Encountereds. I came, I saw, I commented.

Monday, April 24, 2006

Max Färberböck - Aimee and Jaguar (1)

It is one of the secrets of the creative process that a bunch of people who sound like they haven't the first glimpse of what they are doing, or why, can produce something profound and moving. Comparing, in this case, the cast and crew interviews on the DVD with the movie itself, the dichotomy couldn't be greater. Where the movie is a masterpiece for so many reasons and in so many ways (and in spite of its occasionally stilted acting in the tradition of the German Kleines Fernsehspiel), the comments of the people who made it fall amazingly short. Most telling was Maria Schrade, who in the space of under two minutes mentioned no less than six times that the fact that it was a lesbian lovestory didn't matter at all. Form and function, quite at odds, but thanks for the effort.
When Brokeback Mountain made it big recently, some German critic complained how utterly unthinkable a like movie would be in a German setting - two male blue collar workers in the Ruhrgebiet getting it on - the opposite of cool and moving (I'm transcribing liberally here)(which, funny enough, is just one little typo away from literally, as I just discovered). But Aimee and Jaguar is that movie, and both the fact that it tells a true story, and the backdrop of the apocalyptic insanity of Berlin during the end of the Second World War, heighten the intensity of its message.
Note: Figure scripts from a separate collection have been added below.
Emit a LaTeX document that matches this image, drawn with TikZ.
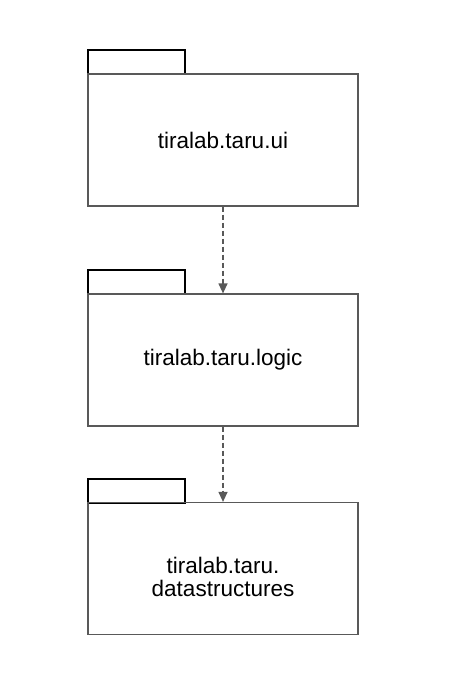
\documentclass[tikz,border=0pt]{standalone}
\usepackage{fontspec}
\setmainfont{Liberation Sans}
\usetikzlibrary{arrows.meta}
\begin{document}
\begin{tikzpicture}[x=1pt,y=-1pt,
  tabbox/.style={draw=black,line width=1.2pt},
  pkgbody/.style={draw=black!65,line width=1.2pt,minimum width=270pt,minimum height=132pt,inner sep=0pt},
  pkglabel/.style={inner sep=0pt,font=\fontsize{22.5}{23}\selectfont,align=center},
  dep/.style={draw=black!65,line width=1.2pt,dash pattern=on 5pt off 3pt,-{Triangle[length=10pt,width=9pt]}}]
\useasboundingbox (0,0) rectangle (464,700);
\draw[tabbox] (88,50) rectangle (185,74);
\node[pkgbody] (ui) at (223,140) {};
\node[pkglabel] (uilabel) at (ui.center) {tiralab.taru.ui};
\draw[tabbox] (88,270) rectangle (185,294);
\node[pkgbody] (logic) at (223,360) {};
\node[pkglabel] (logiclabel) at (logic.center) {tiralab.taru.logic};
\draw[tabbox] (88,479) rectangle (185,503);
\node[pkgbody] (ds) at (223,568.5) {};
\node[pkglabel,yshift=-8pt] (dslabel) at (ds.center) {tiralab.taru.\\datastructures};
\draw[dep] (ui.south) -- (logic.north);
\draw[dep] (logic.south) -- (ds.north);
\end{tikzpicture}
\end{document}
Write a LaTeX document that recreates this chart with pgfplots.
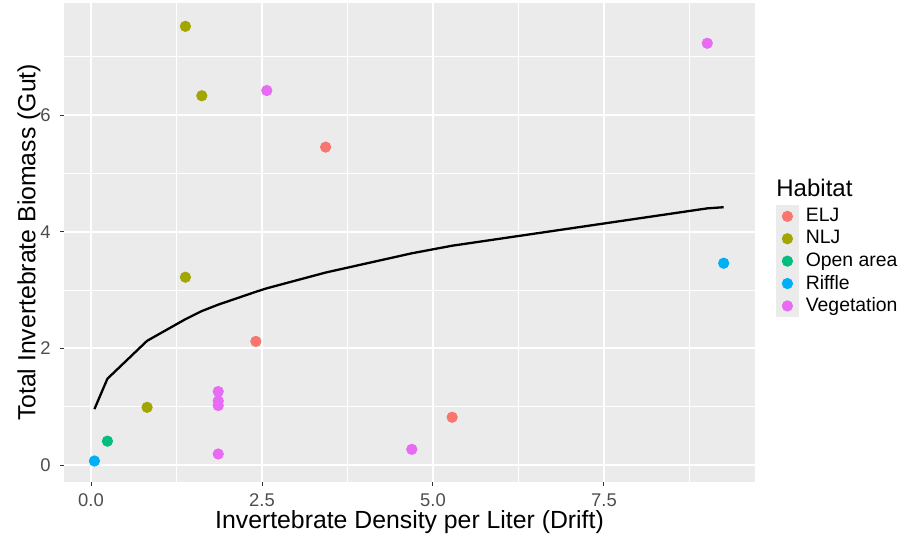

I don't want to compare Brokeback Mountain and Aimee and Jaguar to each other, both movies are great achievements in their own right, but I do think they should have the right to marry each other and have lots of kids. I'd love to see them.

1 Comments:

Anonymous Anonymous said...

That would be interesting. As they use to say in the movies, they lived happily ever after and had lots of children. The self confidence to go for whatever rocks your boat.